In Mexico there are even lower-cost options than the Spark, not to mention the four-door Aveo I was driving for less than $10,000.
There are certainly many legal and regulatory reasons for this difference, but the reality is that Chevy is choosing not to manufacture lower-cost models for the US.
One way they can do this is continue to add interesting features. If every other company adds the same features, people start to assume that is the default. As long as the new features don’t eat up the price hikes, the companies are in good position to keep growing without intense competition.
Driving the sub-$10k Avea I felt duped. “Why can’t I buy this in the US!!?!”
It seems that with many things in the US and other high-cost countries, people seem to accept that “that’s just what it costs” in a sort of learned helplessness that keeps the system and companies from having to innovate and from us ever imagining there might be another way.
Yet evidence from around the world seems to indicate that many things are available without all the features at a fraction of the cost.
A four-year college degree is one example. In the US the four year college degree is a university education plus a four year stay at a high-end resort. For my friends in France, they did the bare bones version without the resort experience at a fraction of the cost. In the US, we assume the resort experience is the default.
It seems our obsession with money keeps us focusing on who has more or less rather than trying to increase access to something more broadly or offer services without all the features. Technology is doing this in many ways, especially in education, but we are still stuck on past models of what something must cost and how it must be consumed to see the possibilities in front of us.
I shared this on twitter and at least four people nudged me towards pulling together a collection of my writing into something more comprehensive. I think I’ll aim for something that is a collection of newer shorter Derek-sivers-esque essays with some of the longer stuff I’ve written but updated to be read as one whole volume.
It seems a bit scary to do this, but something that seems worth doing. Let me know if you have any thoughts or suggestions?

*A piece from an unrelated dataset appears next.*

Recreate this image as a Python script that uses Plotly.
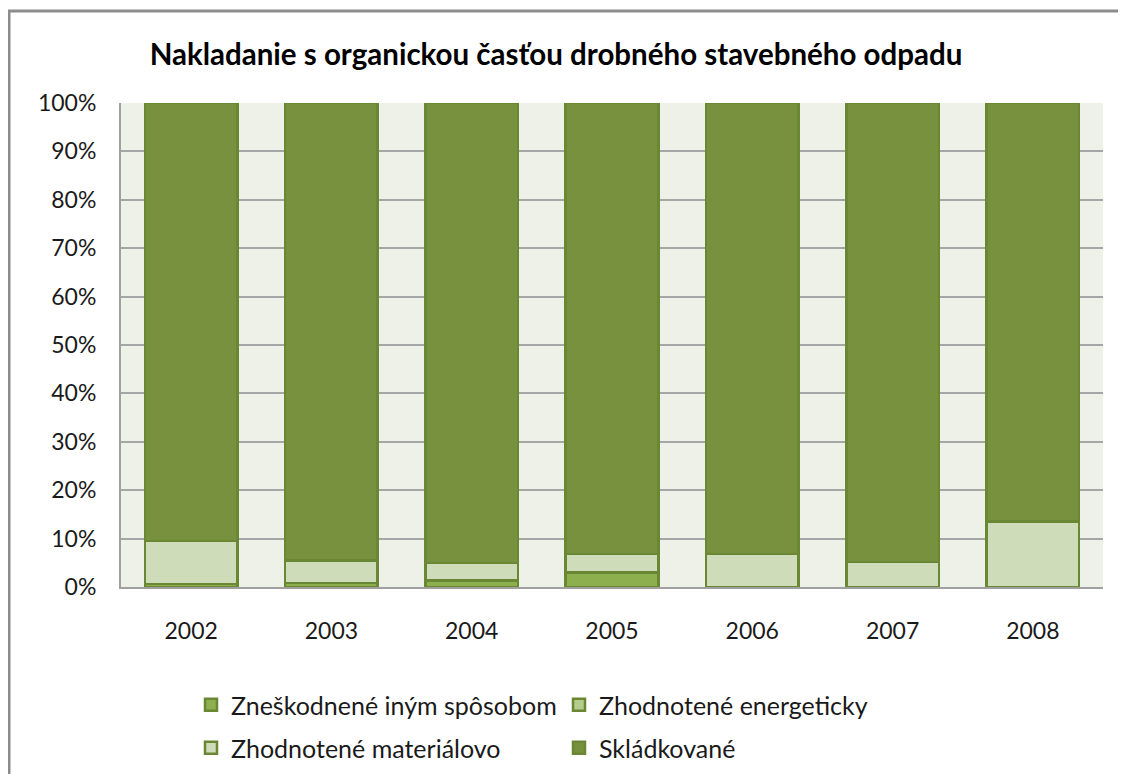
import plotly.graph_objects as go

years = ["2002", "2003", "2004", "2005", "2006", "2007", "2008"]
zneskodnene = [0.6, 0.8, 1.3, 3.0, 0.0, 0.0, 0.0]
energeticky = [0.0, 0.0, 0.0, 0.0, 0.0, 0.0, 0.0]
materialovo = [8.9, 4.7, 3.7, 3.8, 6.8, 5.2, 13.5]
skladkovane = [round(100 - a - b - c, 2) for a, b, c in zip(zneskodnene, energeticky, materialovo)]

series = [
    ("Zneškodnené iným spôsobom", zneskodnene, "#8DAF4E", "legend"),
    ("Zhodnotené energeticky", energeticky, "#B4CC8C", "legend"),
    ("Zhodnotené materiálovo", materialovo, "#CFDCB9", "legend2"),
    ("Skládkované", skladkovane, "#78913F", "legend2"),
]

fig = go.Figure()
for name, vals, col, lg in series:
    fig.add_trace(go.Bar(
        x=years, y=[v / 100 for v in vals], name=name, legend=lg,
        marker=dict(color=col, line=dict(color="#6A8734", width=2.5)),
        width=0.66,
    ))

font = "Lato, Carlito, Calibri, sans-serif"
W, H = 1118, 766
L, R, T, B = 113, 23, 95, 187
pw, ph = W - L - R, H - T - B

def px(x):  # page x -> paper x
    return (x - 8 - L) / pw

def py(y):  # page y -> paper y
    return (H - B - (y - 8)) / ph

legend_common = dict(orientation="h", xanchor="left", yanchor="middle",
                     entrywidth=323, entrywidthmode="pixels", traceorder="normal",
                     font=dict(family=font, size=25, color="#1a1a1a"), itemwidth=30,
                     bgcolor="rgba(0,0,0,0)")

fig.update_layout(
    barmode="stack",
    width=W, height=H,
    margin=dict(l=L, r=R, t=T, b=B, autoexpand=False),
    paper_bgcolor="white",
    plot_bgcolor="#EEF1E8",
    font=dict(family=font, size=23, color="#1a1a1a"),
    title=dict(text="<b>Nakladanie s organickou časťou drobného stavebného odpadu</b>",
               x=548 / W, xanchor="center", y=1 - 47 / H, yanchor="middle",
               font=dict(family=font, size=29.5, color="black")),
    xaxis=dict(showgrid=False, showline=True, linecolor="#A0A0A0", linewidth=2,
               ticks="", ticklabelstandoff=22, tickfont=dict(size=23), automargin=False),
    yaxis=dict(range=[0, 1], tickformat=".0%", dtick=0.1,
               showgrid=True, gridcolor="#A6A6A6", gridwidth=1.5,
               showline=True, linecolor="#A0A0A0", linewidth=2,
               ticks="", ticklabelstandoff=18, tickfont=dict(size=23),
               zeroline=False, automargin=False),
    legend=dict(x=px(191), y=py(705), **legend_common),
    legend2=dict(x=px(191), y=py(748), **legend_common),
    showlegend=True,
    shapes=[
        dict(type="line", xref="paper", yref="paper",
             x0=px(8), x1=px(1130), y0=py(11), y1=py(11),
             line=dict(color="#8C8C8C", width=3)),
        dict(type="line", xref="paper", yref="paper",
             x0=px(9), x1=px(9), y0=py(11), y1=py(800),
             line=dict(color="#8C8C8C", width=3)),
    ],
)

fig.write_html("out.html")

I’ve been on a book binge recently. I really enjoyed these books:
American Bloomsbury by Susan Cheever (affiliate link)
This was a delightful read exploring the relationships between several famous writers that lived near each other in the 1840-1860s with the backdrop of increasing tensions surrounding slavery. I’ve read many of these writers but never knew how people like Emerson, Alcott, Hawthorne and Thoreau were so intertwined. It’s also fascinating to read about someone like Emerson who got kicked out of both the Catholic Church and Harvard (though only for 25 years).
The Great Work of Your Life by Stephen Cope (affiliate)
I’m still reading this one, but its an interesting exploration of the work of several different people told through the lens of the Bhagavad Gita which I hadn’t really read much about. One of the takeaways highlighted by cope was the lesson that “Bringing forth what is within you is mostly about creating the right conditions.” I think about this a lot in terms of the people I’m surrounded by, what I eat, how I move and what kind of working environment I’m in.
Hell Yes or No by Derek Sivers (link)
I’m reading this collection of short essays from Derek Sivers which has a number of profound lessons from someone who’s spent his life questioning almost everything around him. I love how he simplifies complex ideas into a few sentences that anyone could understand. The book starts out with a bold question:
You know that feeling you have after a big meal? When you’re so full that you don’t want anything more?
Ever wonder what that would feel like in other parts of your life?
We do so many things for the attention, to feel important or praised. But what if you had so much attention and so much praise that you couldn’t possibly want any more? What would you do then? What would you stop doing?